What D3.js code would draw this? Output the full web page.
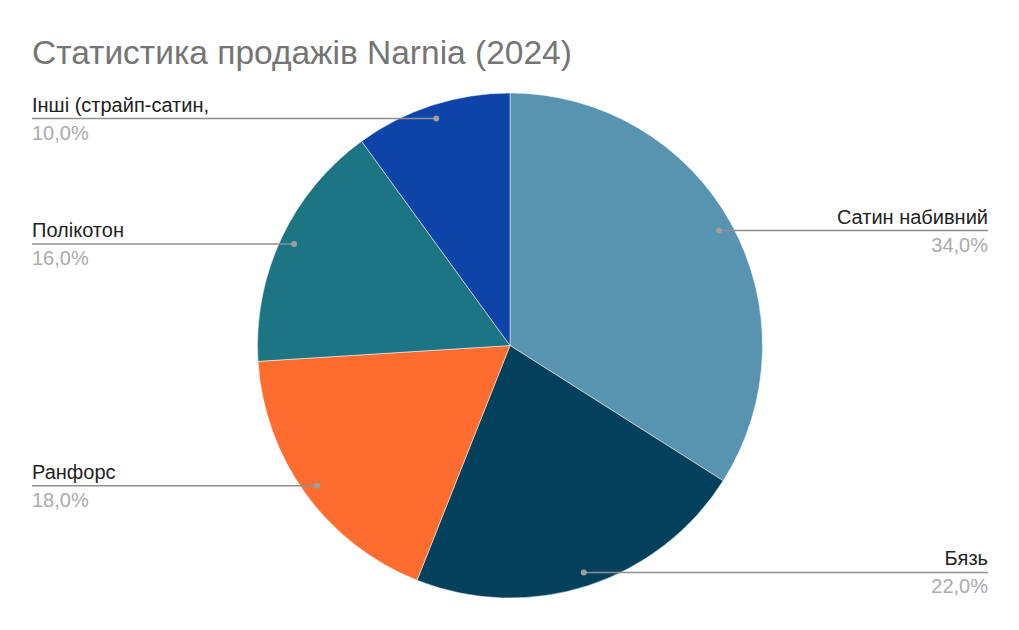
<!DOCTYPE html>
<html>
<head>
<meta charset="utf-8">
<script src="https://cdn.jsdelivr.net/npm/d3@7"></script>
<style>
  body { margin: 0; background: #fff; }
  text { font-family: "Liberation Sans", Arial, sans-serif; }
</style>
</head>
<body>
<div id="chart"></div>
<script>
var svgWidth = 1019;
var svgHeight = 630;

// data
var categories = ["Сатин набивний", "Бязь", "Ранфорс", "Полікотон", "Інші (страйп-сатин,"];
var shares = [34, 22, 18, 16, 10];
var pctLabels = ["34,0%", "22,0%", "18,0%", "16,0%", "10,0%"];
var sliceColors = ["#5893b0", "#03405c", "#ff6c2f", "#1d7482", "#0e43a8"];

var cx = 510, cy = 345.5, radius = 252.5;

var svg = d3.select("#chart")
  .append("svg")
  .attr("width", svgWidth)
  .attr("height", svgHeight);

svg.append("rect")
  .attr("width", svgWidth)
  .attr("height", svgHeight)
  .attr("fill", "#ffffff");

// title
svg.append("text")
  .attr("x", 32)
  .attr("y", 64)
  .attr("font-size", "33.5px")
  .attr("fill", "#757575")
  .text("Статистика продажів Narnia (2024)");

var pie = d3.pie().sort(null).value(d => d);
var arcs = pie(shares);

var arc = d3.arc().innerRadius(0).outerRadius(radius);
var dotArc = d3.arc().innerRadius(radius * 0.945).outerRadius(radius * 0.945);

var pieGroup = svg.append("g")
  .attr("transform", `translate(${cx}, ${cy})`);

pieGroup.selectAll("path")
  .data(arcs)
  .enter()
  .append("path")
  .attr("d", arc)
  .attr("fill", (d, i) => sliceColors[i])
  .attr("stroke", "#ffffff")
  .attr("stroke-width", 0.5);

// leader lines + labels
var labelGroup = svg.append("g");

arcs.forEach(function(d, i) {
  var p = dotArc.centroid(d);
  var px = cx + p[0], py = cy + p[1];
  var mid = (d.startAngle + d.endAngle) / 2;
  var right = mid < Math.PI;
  var edgeX = right ? 988 : 32;
  var lineY = py;

  labelGroup.append("line")
    .attr("x1", px)
    .attr("y1", py)
    .attr("x2", edgeX)
    .attr("y2", lineY)
    .attr("stroke", "#8f8f8f")
    .attr("stroke-width", 1.5);

  labelGroup.append("circle")
    .attr("cx", px)
    .attr("cy", py)
    .attr("r", 3)
    .attr("fill", "#9e9e9e");

  labelGroup.append("text")
    .attr("x", edgeX)
    .attr("y", lineY - 7)
    .attr("text-anchor", right ? "end" : "start")
    .attr("font-size", "20px")
    .attr("fill", "#222222")
    .text(categories[i]);

  labelGroup.append("text")
    .attr("x", edgeX)
    .attr("y", lineY + 21)
    .attr("text-anchor", right ? "end" : "start")
    .attr("font-size", "20px")
    .attr("fill", "#ababab")
    .text(pctLabels[i]);
});
</script>
</body>
</html>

──────────────────────────────

▸ **PROMPT**:
Pictures are to be left out; repeat all the remaining data exactly.

▸ **ANSWER TO THE PROBLEM**:
What D3.js code would draw this? Output the full web page.
<!DOCTYPE html>
<html>
<head>
<meta charset="utf-8">
<script src="https://cdn.jsdelivr.net/npm/d3@7"></script>
<style>
  body { margin: 0; background: #fff; }
  text { font-family: "Liberation Sans", Arial, sans-serif; }
</style>
</head>
<body>
<div id="chart"></div>
<script>
var svgWidth = 1019;
var svgHeight = 630;

// data
var categories = ["Сатин набивний", "Бязь", "Ранфорс", "Полікотон", "Інші (страйп-сатин,"];
var shares = [34, 22, 18, 16, 10];
var pctLabels = ["34,0%", "22,0%", "18,0%", "16,0%", "10,0%"];
var sliceColors = ["#5893b0", "#03405c", "#ff6c2f", "#1d7482", "#0e43a8"];

var cx = 510, cy = 345.5, radius = 252.5;

var svg = d3.select("#chart")
  .append("svg")
  .attr("width", svgWidth)
  .attr("height", svgHeight);

svg.append("rect")
  .attr("width", svgWidth)
  .attr("height", svgHeight)
  .attr("fill", "#ffffff");

// title
svg.append("text")
  .attr("x", 32)
  .attr("y", 64)
  .attr("font-size", "33.5px")
  .attr("fill", "#757575")
  .text("Статистика продажів Narnia (2024)");

var pie = d3.pie().sort(null).value(d => d);
var arcs = pie(shares);

var arc = d3.arc().innerRadius(0).outerRadius(radius);
var dotArc = d3.arc().innerRadius(radius * 0.945).outerRadius(radius * 0.945);

var pieGroup = svg.append("g")
  .attr("transform", `translate(${cx}, ${cy})`);

pieGroup.selectAll("path")
  .data(arcs)
  .enter()
  .append("path")
  .attr("d", arc)
  .attr("fill", (d, i) => sliceColors[i])
  .attr("stroke", "#ffffff")
  .attr("stroke-width", 0.5);

// leader lines + labels
var labelGroup = svg.append("g");

arcs.forEach(function(d, i) {
  var p = dotArc.centroid(d);
  var px = cx + p[0], py = cy + p[1];
  var mid = (d.startAngle + d.endAngle) / 2;
  var right = mid < Math.PI;
  var edgeX = right ? 988 : 32;
  var lineY = py;

  labelGroup.append("line")
    .attr("x1", px)
    .attr("y1", py)
    .attr("x2", edgeX)
    .attr("y2", lineY)
    .attr("stroke", "#8f8f8f")
    .attr("stroke-width", 1.5);

  labelGroup.append("circle")
    .attr("cx", px)
    .attr("cy", py)
    .attr("r", 3)
    .attr("fill", "#9e9e9e");

  labelGroup.append("text")
    .attr("x", edgeX)
    .attr("y", lineY - 7)
    .attr("text-anchor", right ? "end" : "start")
    .attr("font-size", "20px")
    .attr("fill", "#222222")
    .text(categories[i]);

  labelGroup.append("text")
    .attr("x", edgeX)
    .attr("y", lineY + 21)
    .attr("text-anchor", right ? "end" : "start")
    .attr("font-size", "20px")
    .attr("fill", "#ababab")
    .text(pctLabels[i]);
});
</script>
</body>
</html>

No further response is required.